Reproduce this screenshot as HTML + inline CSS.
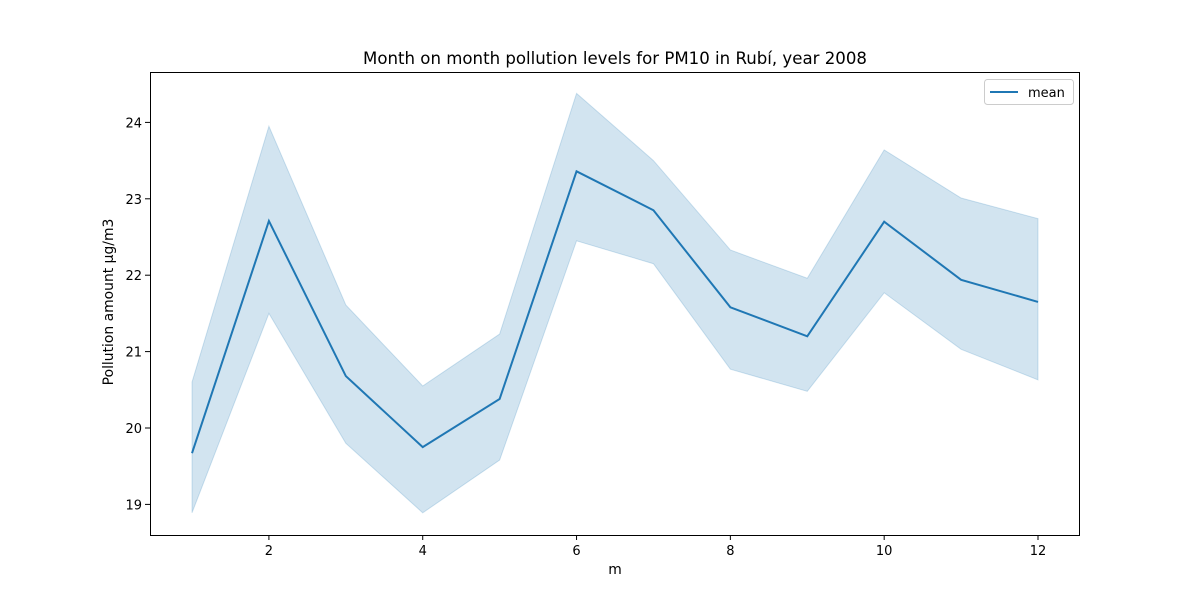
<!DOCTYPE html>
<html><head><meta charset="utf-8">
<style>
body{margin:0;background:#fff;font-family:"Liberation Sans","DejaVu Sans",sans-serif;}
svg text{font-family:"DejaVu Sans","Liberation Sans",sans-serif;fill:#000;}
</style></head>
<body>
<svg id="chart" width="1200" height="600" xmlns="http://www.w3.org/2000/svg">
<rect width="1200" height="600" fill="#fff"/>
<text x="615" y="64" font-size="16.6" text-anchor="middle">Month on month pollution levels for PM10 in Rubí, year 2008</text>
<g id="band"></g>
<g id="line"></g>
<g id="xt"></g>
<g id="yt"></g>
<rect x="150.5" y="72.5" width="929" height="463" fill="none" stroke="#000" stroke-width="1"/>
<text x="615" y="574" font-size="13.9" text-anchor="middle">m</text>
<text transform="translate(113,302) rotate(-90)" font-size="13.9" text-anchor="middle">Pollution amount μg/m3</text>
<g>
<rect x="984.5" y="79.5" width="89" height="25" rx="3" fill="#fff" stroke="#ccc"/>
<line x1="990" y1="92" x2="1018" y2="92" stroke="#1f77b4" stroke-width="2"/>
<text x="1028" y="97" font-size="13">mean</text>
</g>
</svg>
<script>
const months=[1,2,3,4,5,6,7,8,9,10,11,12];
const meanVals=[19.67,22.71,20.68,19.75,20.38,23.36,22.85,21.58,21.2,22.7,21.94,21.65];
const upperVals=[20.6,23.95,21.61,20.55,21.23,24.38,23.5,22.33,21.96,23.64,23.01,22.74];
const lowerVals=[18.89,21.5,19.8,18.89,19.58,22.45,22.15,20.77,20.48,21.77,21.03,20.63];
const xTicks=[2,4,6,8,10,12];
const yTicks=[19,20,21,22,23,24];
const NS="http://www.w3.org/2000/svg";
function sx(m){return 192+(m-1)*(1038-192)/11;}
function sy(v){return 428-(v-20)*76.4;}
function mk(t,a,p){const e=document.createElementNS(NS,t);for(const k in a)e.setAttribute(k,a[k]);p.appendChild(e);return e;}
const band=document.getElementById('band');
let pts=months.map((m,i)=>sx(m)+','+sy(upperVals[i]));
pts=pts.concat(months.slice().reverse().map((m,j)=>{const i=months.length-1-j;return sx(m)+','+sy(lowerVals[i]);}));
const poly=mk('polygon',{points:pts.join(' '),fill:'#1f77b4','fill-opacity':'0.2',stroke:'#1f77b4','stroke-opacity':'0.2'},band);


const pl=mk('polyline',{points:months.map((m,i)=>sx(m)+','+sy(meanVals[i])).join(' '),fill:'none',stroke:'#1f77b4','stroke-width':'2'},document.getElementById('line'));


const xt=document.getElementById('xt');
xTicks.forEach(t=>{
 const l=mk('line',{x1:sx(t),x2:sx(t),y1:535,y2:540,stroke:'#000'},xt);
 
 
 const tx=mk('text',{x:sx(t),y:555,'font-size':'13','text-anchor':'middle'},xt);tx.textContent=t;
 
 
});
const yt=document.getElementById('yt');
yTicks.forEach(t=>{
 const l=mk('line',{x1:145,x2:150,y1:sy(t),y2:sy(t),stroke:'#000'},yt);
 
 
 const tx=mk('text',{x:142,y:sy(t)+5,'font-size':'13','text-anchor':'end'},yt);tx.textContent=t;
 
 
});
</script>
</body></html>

* [GIVEN REQUEST]: Transcribe the preceding listing in its entirety and with exact wording, leaving out pictures.

* [EXERCISE RESPONSE]:
Reproduce this screenshot as HTML + inline CSS.
<!DOCTYPE html>
<html><head><meta charset="utf-8">
<style>
body{margin:0;background:#fff;font-family:"Liberation Sans","DejaVu Sans",sans-serif;}
svg text{font-family:"DejaVu Sans","Liberation Sans",sans-serif;fill:#000;}
</style></head>
<body>
<svg id="chart" width="1200" height="600" xmlns="http://www.w3.org/2000/svg">
<rect width="1200" height="600" fill="#fff"/>
<text x="615" y="64" font-size="16.6" text-anchor="middle">Month on month pollution levels for PM10 in Rubí, year 2008</text>
<g id="band"></g>
<g id="line"></g>
<g id="xt"></g>
<g id="yt"></g>
<rect x="150.5" y="72.5" width="929" height="463" fill="none" stroke="#000" stroke-width="1"/>
<text x="615" y="574" font-size="13.9" text-anchor="middle">m</text>
<text transform="translate(113,302) rotate(-90)" font-size="13.9" text-anchor="middle">Pollution amount μg/m3</text>
<g>
<rect x="984.5" y="79.5" width="89" height="25" rx="3" fill="#fff" stroke="#ccc"/>
<line x1="990" y1="92" x2="1018" y2="92" stroke="#1f77b4" stroke-width="2"/>
<text x="1028" y="97" font-size="13">mean</text>
</g>
</svg>
<script>
const months=[1,2,3,4,5,6,7,8,9,10,11,12];
const meanVals=[19.67,22.71,20.68,19.75,20.38,23.36,22.85,21.58,21.2,22.7,21.94,21.65];
const upperVals=[20.6,23.95,21.61,20.55,21.23,24.38,23.5,22.33,21.96,23.64,23.01,22.74];
const lowerVals=[18.89,21.5,19.8,18.89,19.58,22.45,22.15,20.77,20.48,21.77,21.03,20.63];
const xTicks=[2,4,6,8,10,12];
const yTicks=[19,20,21,22,23,24];
const NS="http://www.w3.org/2000/svg";
function sx(m){return 192+(m-1)*(1038-192)/11;}
function sy(v){return 428-(v-20)*76.4;}
function mk(t,a,p){const e=document.createElementNS(NS,t);for(const k in a)e.setAttribute(k,a[k]);p.appendChild(e);return e;}
const band=document.getElementById('band');
let pts=months.map((m,i)=>sx(m)+','+sy(upperVals[i]));
pts=pts.concat(months.slice().reverse().map((m,j)=>{const i=months.length-1-j;return sx(m)+','+sy(lowerVals[i]);}));
const poly=mk('polygon',{points:pts.join(' '),fill:'#1f77b4','fill-opacity':'0.2',stroke:'#1f77b4','stroke-opacity':'0.2'},band);


const pl=mk('polyline',{points:months.map((m,i)=>sx(m)+','+sy(meanVals[i])).join(' '),fill:'none',stroke:'#1f77b4','stroke-width':'2'},document.getElementById('line'));


const xt=document.getElementById('xt');
xTicks.forEach(t=>{
 const l=mk('line',{x1:sx(t),x2:sx(t),y1:535,y2:540,stroke:'#000'},xt);
 
 
 const tx=mk('text',{x:sx(t),y:555,'font-size':'13','text-anchor':'middle'},xt);tx.textContent=t;
 
 
});
const yt=document.getElementById('yt');
yTicks.forEach(t=>{
 const l=mk('line',{x1:145,x2:150,y1:sy(t),y2:sy(t),stroke:'#000'},yt);
 
 
 const tx=mk('text',{x:142,y:sy(t)+5,'font-size':'13','text-anchor':'end'},yt);tx.textContent=t;
 
 
});
</script>
</body></html>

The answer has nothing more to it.